And damn! Strange ladies! But wonderful, beautiful and with a great future ahead of them!

I am not here to make some sort of defiant stance, nor to bore you with ceremonial conversation.

I am here to tell you that I love Laura. That I really do love her and that though all these years have gone by, she remains a source of hope, happiness and knowledge that everything is going to go well. I believe in her.

I am here on Earth to help. Really, dear. There is a great force at work within all individuals and it is important to be happy that we have it and constantly strive to refine/sublimate it... to embrace it and give it the priority that it really has in our lives.

There will come a time when you will see what I mean. (And if you sincerely do already understand what I mean then talk to me because now you know were I am coming from.)

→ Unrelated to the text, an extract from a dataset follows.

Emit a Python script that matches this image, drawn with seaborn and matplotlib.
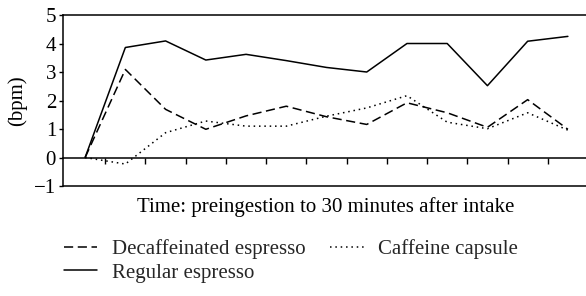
import pandas as pd
import matplotlib.pyplot as plt
import seaborn as sns

time_points = list(range(13))
regular = [0, 3.86, 4.09, 3.42, 3.62, 3.40, 3.16, 3.00, 4.00, 4.00, 2.52, 4.08, 4.25]
decaf = [0, 3.09, 1.69, 0.99, 1.46, 1.80, 1.43, 1.16, 1.92, 1.57, 1.06, 2.03, 0.99]
capsule = [0, -0.23, 0.87, 1.28, 1.10, 1.10, 1.45, 1.74, 2.17, 1.24, 1.01, 1.57, 0.96]

df = pd.concat([
    pd.DataFrame({'t': time_points, 'bpm': decaf, 'drink': 'Decaffeinated espresso'}),
    pd.DataFrame({'t': time_points, 'bpm': regular, 'drink': 'Regular espresso'}),
    pd.DataFrame({'t': time_points, 'bpm': capsule, 'drink': 'Caffeine capsule'}),
])

sns.set_style('ticks')
plt.rcParams['font.family'] = ['Liberation Serif', 'DejaVu Serif']
plt.rcParams['font.size'] = 15

fig = plt.figure(figsize=(5.86, 2.96), dpi=100)
ax = fig.add_axes([0.1075, 0.3716, 0.8925, 0.5777])

sns.lineplot(data=df, x='t', y='bpm', hue='drink', style='drink',
             palette=['black'] * 3,
             dashes={'Decaffeinated espresso': (6, 3),
                     'Regular espresso': '',
                     'Caffeine capsule': (1, 2.5)},
             linewidth=1.1, ax=ax, legend=True)

ax.set_xlim(-0.55, 12.45)
ax.set_ylim(-1, 5)
ax.set_yticks(range(-1, 6))
ax.set_yticklabels(['\u22121', '0', '1', '2', '3', '4', '5'])
ax.set_xticks([i + 0.5 for i in range(12)])
ax.set_xticklabels([])
ax.spines['bottom'].set_position(('data', 0))
ax.spines['right'].set_visible(False)
ax.axhline(-1, color='black', lw=1.1, clip_on=False)
for s in ['left', 'top', 'bottom']:
    ax.spines[s].set_linewidth(1.1)
    ax.spines[s].set_color('black')
ax.tick_params(axis='x', direction='out', length=4, width=1, color='black')
ax.tick_params(axis='y', direction='out', length=3, width=1, color='black', pad=2,
               labelsize=15, labelcolor='black')
ax.set_ylabel('(bpm)', labelpad=5, color='black')
ax.set_xlabel('')
fig.text(0.555, 0.30, 'Time: preingestion to 30 minutes after intake',
         ha='center', va='center', fontsize=15, color='black')

handles, labels = ax.get_legend_handles_labels()
ax.get_legend().remove()
order = [labels.index(n) for n in ['Decaffeinated espresso', 'Regular espresso', 'Caffeine capsule']]
fig.legend([handles[i] for i in order], [labels[i] for i in order],
           ncol=2, loc='upper left', bbox_to_anchor=(0.091, 0.228),
           frameon=False, handlelength=1.6, handletextpad=0.7,
           columnspacing=1.2, labelspacing=0.2, fontsize=15, borderpad=0)

fig.savefig('out.png', dpi=100)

I am for once truly ready to do this because we need to see it. We need it to progress and fulfill our destiny as miraculous realizations of the Perfect.

With your father: When he slammed the phone on me in October 18th, 2003, I learned the value of silence. Oddly enough, even though I never met the man, he taught me something. And I have a feeling that he was aware that he was. For this, I have respect for him. I can't say that he was gentle about it, but I know that regardless of the manner in which it was done, the meaning behind his actions were ultimately humanitarian.

That is why I didn't call for a very very long time - out of respect and out of fear of Laura misunderstanding my reasons for calling her.

To love someone like I love Laura, is a beautiful experience, Heather. It is not easy for Titans. With me, though, your sister finally found her match! :)

I knew there was something sympathetic about Laura instantly when I met her, Heather. She had this strength. The kind of strength that I marvel at just because I see it in so few and when I do, I take great happiness.

(Let me just say that I am well aware that you possess it too, Heather. It is just that if we could call that strength an orchestra. Yours would be in a certain family of instruments whereas Laura's would be in another. Not better or worse, just a different kind of resonance. And that is why that when you find your true guy, he will be like "HOLY!" - as will you. And I will be smiling and be happy inside because despite the fact that you once thought me for a fool, you will see that this promise has come to pass just as I once reminded you.)

Now Laura is more grown up: And as mature as you wanted me to think you were, Laura, you proved yourself otherwise when you ignored me in pursuit of other things. You thought you knew, but you really didn't, baby.

And now you know that it was just part of the learning process - something I've understood know for quite sometime - because you didn't really believe me then when I said that I loved you. You thought I was just being some silly young - weak - guy.

But you know who I am now. You know that I am one of the Strong. Support me, baby. Let me give you what you know you've always truly wanted from a boyfriend. I was ready then. And I am ready now.

Let me take you to dinner, baby. Let me share with you some wonderful stories on things. My time is now, Laura. What an honour it would be to see you again and to share with you in a fun time together.

Believe me, I know we both aren't fish out of the water here. We've both lived and shared with others, but really can you honestly tell me that you never thought about me. That you never thought to yourself: Fernando, he really loves me.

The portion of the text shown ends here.